Goal of the exercise: Give back the full listing verbatim, apart from its images.

....

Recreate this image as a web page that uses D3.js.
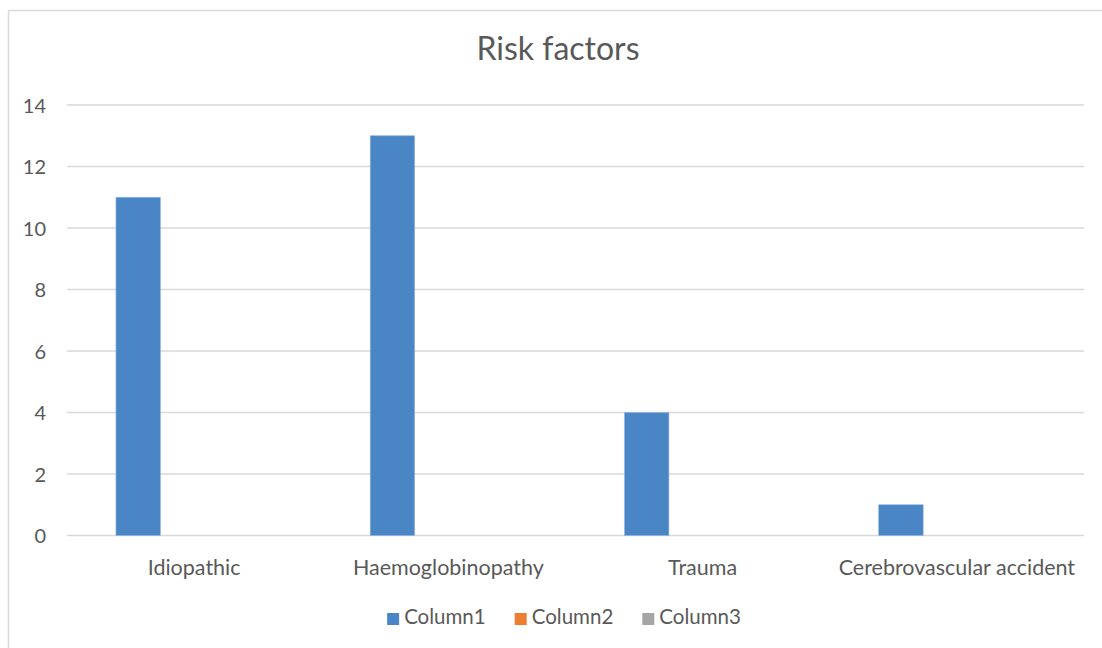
<!DOCTYPE html>
<html>
<head>
<meta charset="utf-8">
<script src="https://cdn.jsdelivr.net/npm/d3@7"></script>
<style>
  html, body { margin: 0; padding: 0; background: #ffffff; }
  svg { display: block; }
  text { font-family: Lato, "Open Sans", sans-serif; fill: #595959; }
</style>
</head>
<body>
<svg id="chart" width="1102" height="648"></svg>
<script>
// Chart content
const title = "Risk factors";
const categories = ["Idiopathic", "Haemoglobinopathy", "Trauma", "Cerebrovascular accident"];
const seriesNames = ["Column1", "Column2", "Column3"];
const column1 = [11, 13, 4, 1];
const column2 = [null, null, null, null];
const column3 = [null, null, null, null];
const yTicks = [0, 2, 4, 6, 8, 10, 12, 14];
const seriesColors = ["#4a86c6", "#ed7d31", "#a5a5a5"];

const W = 1102, H = 648;
const plot = { left: 67, right: 1084, top: 105, bottom: 535.5 };

const svg = d3.select("#chart");

// Outer chart frame
svg.append("rect")
  .attr("x", 8.5).attr("y", 10.5)
  .attr("width", W + 20).attr("height", H + 20)
  .attr("fill", "#ffffff")
  .attr("stroke", "#d9d9d9").attr("stroke-width", 1.5);

// Scales
const x = d3.scaleBand().domain(categories).range([plot.left, plot.right]).padding(0);
const xInner = d3.scaleBand().domain(seriesNames)
  .range([0, x.bandwidth()])
  .paddingInner(0).paddingOuter(1.36).align(0.405);
const y = d3.scaleLinear().domain([0, 14]).range([plot.bottom, plot.top]);

// Gridlines
svg.append("g")
  .selectAll("line")
  .data(yTicks)
  .join("line")
  .attr("x1", plot.left).attr("x2", plot.right)
  .attr("y1", d => y(d)).attr("y2", d => y(d))
  .attr("stroke", "#d9d9d9").attr("stroke-width", 1.4);

// Y axis labels
const yAxis = d3.axisLeft(y).tickValues(yTicks).tickSize(0).tickPadding(0);
const gy = svg.append("g").attr("transform", `translate(46,0)`).call(yAxis);
gy.select(".domain").remove();
gy.selectAll("text")
  .attr("font-family", "Lato, sans-serif")
  .attr("font-size", 20)
  .attr("fill", "#595959")
  .attr("dy", "0.36em");

// Bars
const seriesData = [column1, column2, column3];
const barData = [];
seriesNames.forEach((s, si) => {
  categories.forEach((c, ci) => {
    const v = seriesData[si][ci];
    if (v != null) barData.push({ series: s, category: c, value: v, color: seriesColors[si] });
  });
});

svg.append("g")
  .selectAll("rect")
  .data(barData)
  .join("rect")
  .attr("x", d => x(d.category) + xInner(d.series))
  .attr("width", xInner.bandwidth())
  .attr("y", d => y(d.value))
  .attr("height", d => y(0) - y(d.value))
  .attr("fill", d => d.color)
  .attr("stroke", "#8fb4dd").attr("stroke-width", 0.6);

// X axis labels
const xAxis = d3.axisBottom(x).tickSize(0).tickPadding(0);
const gx = svg.append("g").attr("transform", `translate(0,575)`).call(xAxis);
gx.select(".domain").remove();
gx.selectAll("text")
  .attr("font-family", "Lato, sans-serif")
  .attr("font-size", 21.5)
  .attr("fill", "#595959")
  .attr("dy", 0)
  .attr("y", 0);

// Title
svg.append("text")
  .attr("x", 558).attr("y", 60)
  .attr("text-anchor", "middle")
  .attr("font-size", 32)
  .text(title);

// Legend
const legend = svg.append("g");
const items = legend.selectAll("g")
  .data(seriesNames)
  .join("g");
items.append("rect")
  .attr("width", 12).attr("height", 12)
  .attr("y", -11)
  .attr("fill", (d, i) => seriesColors[i]);
items.append("text")
  .attr("x", 17).attr("y", 0)
  .attr("font-size", 20.5)
  .text(d => d);
let cursor = 0;
items.each(function() {
  const g = d3.select(this);
  g.attr("transform", `translate(${cursor},0)`);
  const w = 17 + g.select("text").node().getComputedTextLength();
  cursor += w + 29;
});
const legendWidth = cursor - 29;
legend.attr("transform", `translate(${564 - legendWidth / 2},624)`);
</script>
</body>
</html>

....

Complete response:
Recreate this image as a web page that uses D3.js.
<!DOCTYPE html>
<html>
<head>
<meta charset="utf-8">
<script src="https://cdn.jsdelivr.net/npm/d3@7"></script>
<style>
  html, body { margin: 0; padding: 0; background: #ffffff; }
  svg { display: block; }
  text { font-family: Lato, "Open Sans", sans-serif; fill: #595959; }
</style>
</head>
<body>
<svg id="chart" width="1102" height="648"></svg>
<script>
// Chart content
const title = "Risk factors";
const categories = ["Idiopathic", "Haemoglobinopathy", "Trauma", "Cerebrovascular accident"];
const seriesNames = ["Column1", "Column2", "Column3"];
const column1 = [11, 13, 4, 1];
const column2 = [null, null, null, null];
const column3 = [null, null, null, null];
const yTicks = [0, 2, 4, 6, 8, 10, 12, 14];
const seriesColors = ["#4a86c6", "#ed7d31", "#a5a5a5"];

const W = 1102, H = 648;
const plot = { left: 67, right: 1084, top: 105, bottom: 535.5 };

const svg = d3.select("#chart");

// Outer chart frame
svg.append("rect")
  .attr("x", 8.5).attr("y", 10.5)
  .attr("width", W + 20).attr("height", H + 20)
  .attr("fill", "#ffffff")
  .attr("stroke", "#d9d9d9").attr("stroke-width", 1.5);

// Scales
const x = d3.scaleBand().domain(categories).range([plot.left, plot.right]).padding(0);
const xInner = d3.scaleBand().domain(seriesNames)
  .range([0, x.bandwidth()])
  .paddingInner(0).paddingOuter(1.36).align(0.405);
const y = d3.scaleLinear().domain([0, 14]).range([plot.bottom, plot.top]);

// Gridlines
svg.append("g")
  .selectAll("line")
  .data(yTicks)
  .join("line")
  .attr("x1", plot.left).attr("x2", plot.right)
  .attr("y1", d => y(d)).attr("y2", d => y(d))
  .attr("stroke", "#d9d9d9").attr("stroke-width", 1.4);

// Y axis labels
const yAxis = d3.axisLeft(y).tickValues(yTicks).tickSize(0).tickPadding(0);
const gy = svg.append("g").attr("transform", `translate(46,0)`).call(yAxis);
gy.select(".domain").remove();
gy.selectAll("text")
  .attr("font-family", "Lato, sans-serif")
  .attr("font-size", 20)
  .attr("fill", "#595959")
  .attr("dy", "0.36em");

// Bars
const seriesData = [column1, column2, column3];
const barData = [];
seriesNames.forEach((s, si) => {
  categories.forEach((c, ci) => {
    const v = seriesData[si][ci];
    if (v != null) barData.push({ series: s, category: c, value: v, color: seriesColors[si] });
  });
});

svg.append("g")
  .selectAll("rect")
  .data(barData)
  .join("rect")
  .attr("x", d => x(d.category) + xInner(d.series))
  .attr("width", xInner.bandwidth())
  .attr("y", d => y(d.value))
  .attr("height", d => y(0) - y(d.value))
  .attr("fill", d => d.color)
  .attr("stroke", "#8fb4dd").attr("stroke-width", 0.6);

// X axis labels
const xAxis = d3.axisBottom(x).tickSize(0).tickPadding(0);
const gx = svg.append("g").attr("transform", `translate(0,575)`).call(xAxis);
gx.select(".domain").remove();
gx.selectAll("text")
  .attr("font-family", "Lato, sans-serif")
  .attr("font-size", 21.5)
  .attr("fill", "#595959")
  .attr("dy", 0)
  .attr("y", 0);

// Title
svg.append("text")
  .attr("x", 558).attr("y", 60)
  .attr("text-anchor", "middle")
  .attr("font-size", 32)
  .text(title);

// Legend
const legend = svg.append("g");
const items = legend.selectAll("g")
  .data(seriesNames)
  .join("g");
items.append("rect")
  .attr("width", 12).attr("height", 12)
  .attr("y", -11)
  .attr("fill", (d, i) => seriesColors[i]);
items.append("text")
  .attr("x", 17).attr("y", 0)
  .attr("font-size", 20.5)
  .text(d => d);
let cursor = 0;
items.each(function() {
  const g = d3.select(this);
  g.attr("transform", `translate(${cursor},0)`);
  const w = 17 + g.select("text").node().getComputedTextLength();
  cursor += w + 29;
});
const legendWidth = cursor - 29;
legend.attr("transform", `translate(${564 - legendWidth / 2},624)`);
</script>
</body>
</html>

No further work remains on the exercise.